### What you need to do
All the data must come back unchanged, except that pictures are left out.

### Stored data

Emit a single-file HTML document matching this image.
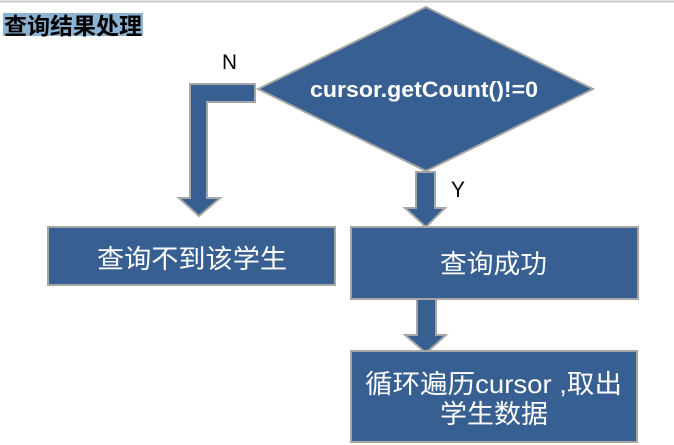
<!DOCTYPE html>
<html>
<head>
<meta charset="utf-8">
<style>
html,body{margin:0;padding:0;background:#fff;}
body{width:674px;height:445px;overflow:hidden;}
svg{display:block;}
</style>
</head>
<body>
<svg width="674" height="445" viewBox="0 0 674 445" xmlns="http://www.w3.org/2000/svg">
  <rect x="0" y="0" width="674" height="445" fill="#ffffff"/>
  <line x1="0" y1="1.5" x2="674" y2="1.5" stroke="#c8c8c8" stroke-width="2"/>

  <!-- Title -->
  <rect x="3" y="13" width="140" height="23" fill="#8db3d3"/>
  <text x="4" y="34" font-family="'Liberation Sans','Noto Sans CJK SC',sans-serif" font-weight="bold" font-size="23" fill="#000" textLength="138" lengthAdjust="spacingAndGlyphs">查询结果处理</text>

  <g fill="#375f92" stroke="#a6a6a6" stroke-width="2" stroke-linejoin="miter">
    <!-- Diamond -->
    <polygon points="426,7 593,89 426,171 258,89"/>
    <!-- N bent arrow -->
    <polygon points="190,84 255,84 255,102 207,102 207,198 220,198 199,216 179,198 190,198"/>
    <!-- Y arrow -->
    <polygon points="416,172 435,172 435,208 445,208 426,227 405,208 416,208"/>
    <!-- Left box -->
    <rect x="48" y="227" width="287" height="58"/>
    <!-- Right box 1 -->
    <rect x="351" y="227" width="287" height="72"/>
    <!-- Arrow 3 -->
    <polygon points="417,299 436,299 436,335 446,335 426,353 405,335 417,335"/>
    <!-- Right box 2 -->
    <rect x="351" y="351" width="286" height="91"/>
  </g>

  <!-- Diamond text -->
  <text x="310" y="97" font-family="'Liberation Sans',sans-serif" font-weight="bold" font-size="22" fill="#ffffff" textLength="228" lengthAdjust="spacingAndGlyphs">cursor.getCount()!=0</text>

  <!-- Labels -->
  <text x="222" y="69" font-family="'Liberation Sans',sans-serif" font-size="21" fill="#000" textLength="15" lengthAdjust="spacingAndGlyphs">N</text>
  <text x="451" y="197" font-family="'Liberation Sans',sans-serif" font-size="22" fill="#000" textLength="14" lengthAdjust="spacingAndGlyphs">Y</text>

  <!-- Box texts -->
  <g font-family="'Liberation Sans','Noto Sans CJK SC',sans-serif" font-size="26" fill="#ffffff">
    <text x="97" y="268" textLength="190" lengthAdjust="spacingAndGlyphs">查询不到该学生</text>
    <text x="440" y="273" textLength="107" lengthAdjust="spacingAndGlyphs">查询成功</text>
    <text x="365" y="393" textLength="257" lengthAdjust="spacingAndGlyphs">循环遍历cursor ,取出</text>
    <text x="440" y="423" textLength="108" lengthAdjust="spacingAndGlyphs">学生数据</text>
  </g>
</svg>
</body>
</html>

### Result
Emit a single-file HTML document matching this image.
<!DOCTYPE html>
<html>
<head>
<meta charset="utf-8">
<style>
html,body{margin:0;padding:0;background:#fff;}
body{width:674px;height:445px;overflow:hidden;}
svg{display:block;}
</style>
</head>
<body>
<svg width="674" height="445" viewBox="0 0 674 445" xmlns="http://www.w3.org/2000/svg">
  <rect x="0" y="0" width="674" height="445" fill="#ffffff"/>
  <line x1="0" y1="1.5" x2="674" y2="1.5" stroke="#c8c8c8" stroke-width="2"/>

  <!-- Title -->
  <rect x="3" y="13" width="140" height="23" fill="#8db3d3"/>
  <text x="4" y="34" font-family="'Liberation Sans','Noto Sans CJK SC',sans-serif" font-weight="bold" font-size="23" fill="#000" textLength="138" lengthAdjust="spacingAndGlyphs">查询结果处理</text>

  <g fill="#375f92" stroke="#a6a6a6" stroke-width="2" stroke-linejoin="miter">
    <!-- Diamond -->
    <polygon points="426,7 593,89 426,171 258,89"/>
    <!-- N bent arrow -->
    <polygon points="190,84 255,84 255,102 207,102 207,198 220,198 199,216 179,198 190,198"/>
    <!-- Y arrow -->
    <polygon points="416,172 435,172 435,208 445,208 426,227 405,208 416,208"/>
    <!-- Left box -->
    <rect x="48" y="227" width="287" height="58"/>
    <!-- Right box 1 -->
    <rect x="351" y="227" width="287" height="72"/>
    <!-- Arrow 3 -->
    <polygon points="417,299 436,299 436,335 446,335 426,353 405,335 417,335"/>
    <!-- Right box 2 -->
    <rect x="351" y="351" width="286" height="91"/>
  </g>

  <!-- Diamond text -->
  <text x="310" y="97" font-family="'Liberation Sans',sans-serif" font-weight="bold" font-size="22" fill="#ffffff" textLength="228" lengthAdjust="spacingAndGlyphs">cursor.getCount()!=0</text>

  <!-- Labels -->
  <text x="222" y="69" font-family="'Liberation Sans',sans-serif" font-size="21" fill="#000" textLength="15" lengthAdjust="spacingAndGlyphs">N</text>
  <text x="451" y="197" font-family="'Liberation Sans',sans-serif" font-size="22" fill="#000" textLength="14" lengthAdjust="spacingAndGlyphs">Y</text>

  <!-- Box texts -->
  <g font-family="'Liberation Sans','Noto Sans CJK SC',sans-serif" font-size="26" fill="#ffffff">
    <text x="97" y="268" textLength="190" lengthAdjust="spacingAndGlyphs">查询不到该学生</text>
    <text x="440" y="273" textLength="107" lengthAdjust="spacingAndGlyphs">查询成功</text>
    <text x="365" y="393" textLength="257" lengthAdjust="spacingAndGlyphs">循环遍历cursor ,取出</text>
    <text x="440" y="423" textLength="108" lengthAdjust="spacingAndGlyphs">学生数据</text>
  </g>
</svg>
</body>
</html>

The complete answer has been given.